The Companys Finnish subsidiary shares office space with Proha. Rent and utilities are allocated between Proha and Artemis-Finland based on headcount.
At March 31, 2003, the Company maintained equity holdings in certain joint ventures, which are accounted for under the equity method, with the exception of Metier Scandinavia AS (Norway), Metier Plancom BV(Netherlands) and DA Management Solutions(Finland) which are accounted for under the cost method. The Company records its equity interest in net losses first to the investment balance, then against loans or advances.
Item 3. Qualitative and Quantitative Disclosure About Market Risk
At March 31, 2003, the majority of our cash balances were held primarily in the form of short- term highly liquid investment grade money market funds of major financial institutions. Due to the short-term nature of our investments and the fact that they are marked to market daily, we believe that we are not subject to any material interest or market rate risks.
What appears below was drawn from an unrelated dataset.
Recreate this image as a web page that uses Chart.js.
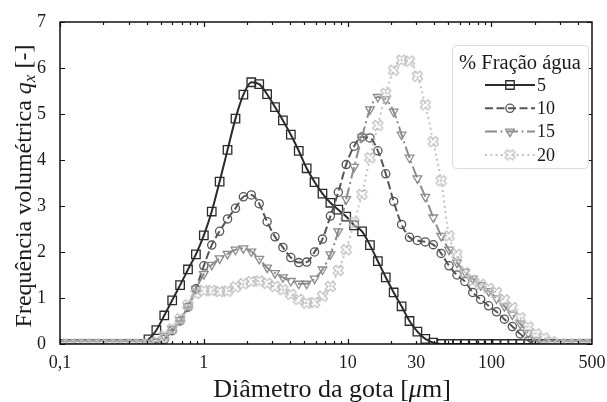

We conduct a significant portion of our business in currencies other than the United States dollar. Our operating results are therefore subject to fluctuations in foreign currency exchange rates. Changes in the value of major foreign currencies relative to the value of the United States dollar could potentially adversely affect revenues and operating results. We do not hedge foreign currency risk. As a result, we will continue to experience foreign currency gains and losses.
Item 4. Controls and Procedures
Under the supervision and with the participation of our management, including our Chief Executive Officer (CEO) and Chief Financial Officer (CFO), we evaluated the effectiveness of the design and operation of our disclosure controls and procedures (as defined in Rule 13a-14(c) of the 34 Act) as of a date (the Evaluation Date) within 90 days prior to the filing date of this report. Based upon that evaluation, the CEO and CFO concluded that, as of the Evaluation Date, our disclosure controls and procedures were effective in timely alerting them to the material information relating to us (or our consolidated subsidiaries) required to be included in our periodic filings with the SEC. Based on their most recent evaluation as of the Evaluation Date, the CEO and the CFO have also concluded that there are no significant deficiencies in the design or operation of internal controls which could adversely affect the Companys ability to record, process, summarize and report financial data, and such officers have identified no material weaknesses in internal controls.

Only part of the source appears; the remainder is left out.